Indian Oil Moves Forward to Reduce PVC Import Dependency; Board Approves PVC Plant in Gujarat
- 30-Dec-2022 4:27 PM
- Journalist: Kim Chul Son
Gujarat (India): Indian Oil Corporation Limited (IOCL) has planned to set up PVC capacity in Vadodara, Gujarat, and in lieu of that, the Board of IOCL has given the approval to move forward with the plan. The news comes in the background of curtailing the import dependency of India on the overseas market for its PVC (Polyvinyl Chloride) demand.
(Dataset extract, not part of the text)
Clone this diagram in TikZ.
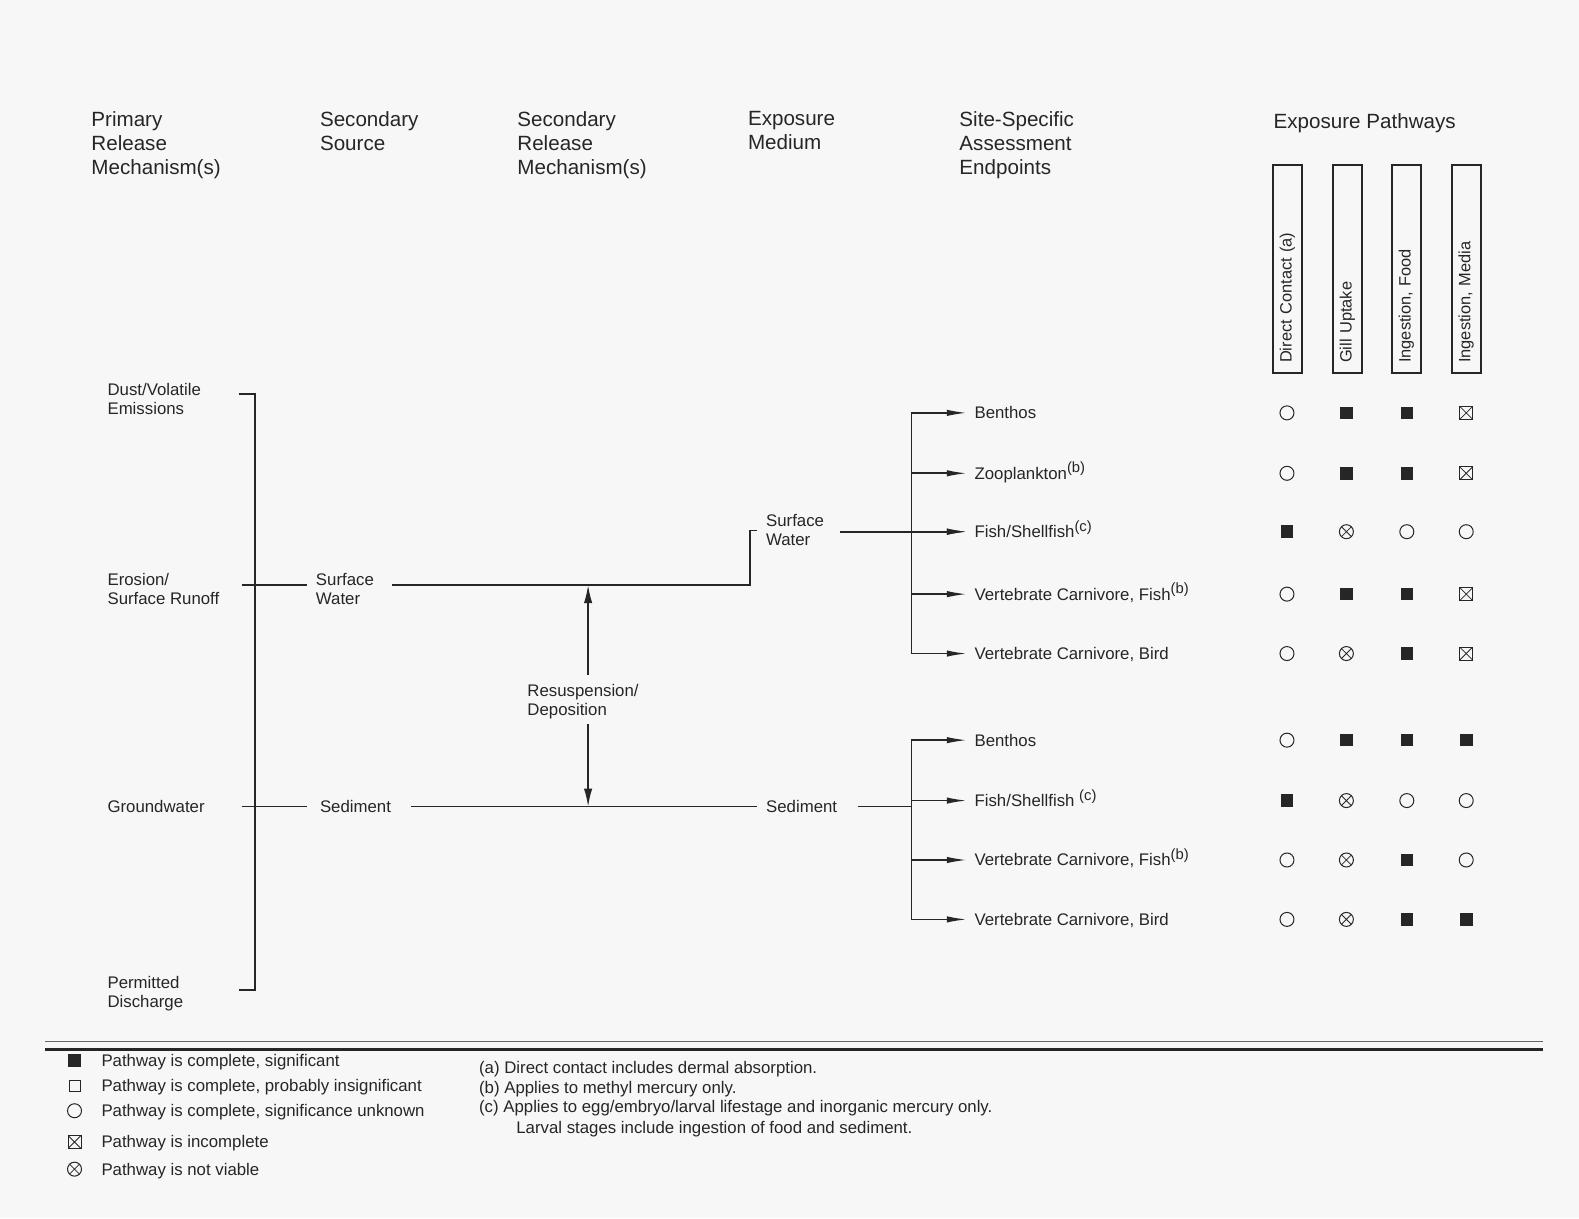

PVC has huge consumption potential where infrastructure, pipelines, and digital devices are a few of the major end-uses.
As per estimates, the total investment would be more than 4,000 crores (USD 483 Million) in setting up the plant in Gujarat.
As per the Ministry of Commerce (DGFT), India imported close to 1.67 million MT (under HS code 390410) during the financial year of 2021-2022, which makes India the largest importer of PVC in the world, closely followed by the USA and China.
According to ChemAnalyst, currently, India has a total estimated demand of 3.3 million MT by volume in 2022-23, and the demand is expected to reach 5.4 million MT by FY 2030, which implies that the import dependency of India may increase further in the coming years. Hence, the move to add more PVC capacity by IOCL could not have come at a more crucial stage.
The major end-use sector of PVC has been pipes and fittings, which comprised more than 65% of the total consumption by volume. India’s “Har Nal se Jal” scheme is expected to boost further the demand for PVC from the pipes and fittings sector in the coming years.
India also exported more than 21,000 MT of PVC in FY 2021-2022.
Furthermore, IOCL ‘s plan also includes additional capacities of Polypropylene and Lube Oil Base Stock (LOBS) at its Vadodara site in Gujarat.